The second step to creating the syrup is harvesting the sap from the buckets on the trees. The sap must maintain a cool temperature throughout the day before it boils. “It is like milk,” says Gunn, “if you leave it out in the warm weather [the sap] will go bad.” This is resulted in a system of pots and buckets strategically placed in the snow where they store their maple syrup for the season before they have a chance to boil it. “We are very low tech,” he admits.

What Gunn really wants is an evaporator, a piece of machinery used to boil large amounts of sap through a system of metal pans that provide movement for the syrup and is less manual than their current system atop the stove in their house. The process of boiling the sap down to syrup is very tedious and time consuming.
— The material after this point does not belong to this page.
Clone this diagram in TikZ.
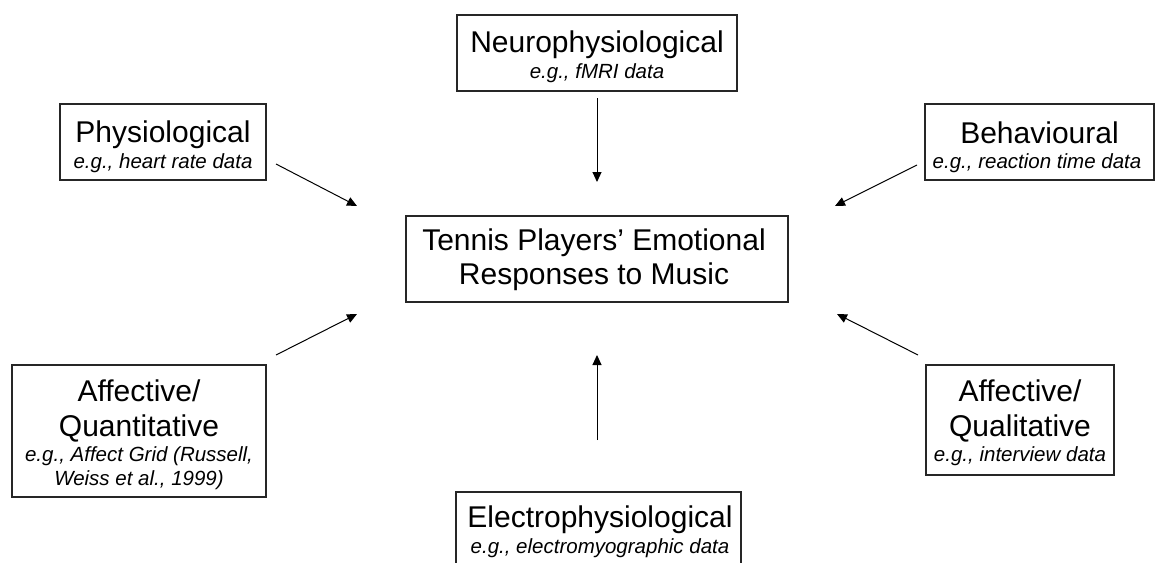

Since boiling takes so long, it can be difficult when you add sap late in the day. This results in many late nights. Despite their lack of professional equipment, Gunn and his family were able to produce close to 4.5 gallons of maple syrup this year.

Gunn has worked hard each year to watch students enjoy the syrup. For the past three years he has been able to serve it atop fresh snow on the Quad. He says his favorite part is “the reaction on the face of the kids who have never had sugar on snow… they are usually pretty excited”.

Gunn also says he loves it when international students and students from outside New England see maple syrup that is more than the artificial, packaged versions in stores. “As long as I can do it, I’ll do it for them,” he says.

He wants to be able to tap the trees in the center of campus and see the syrup in the Dining Hall someday. About this, Gunn says that the “conversation continues” and that he “intends to be persistent.”

Gunn enjoys the rewards of all of this hard work. “I really love [making the syrup]… people should know where their food comes from, and even though syrup is not a high-tech food, it’s something lots of people in New England enjoy.” He adds, “they kind of think they know where it comes from, but his way they know it comes from right here.”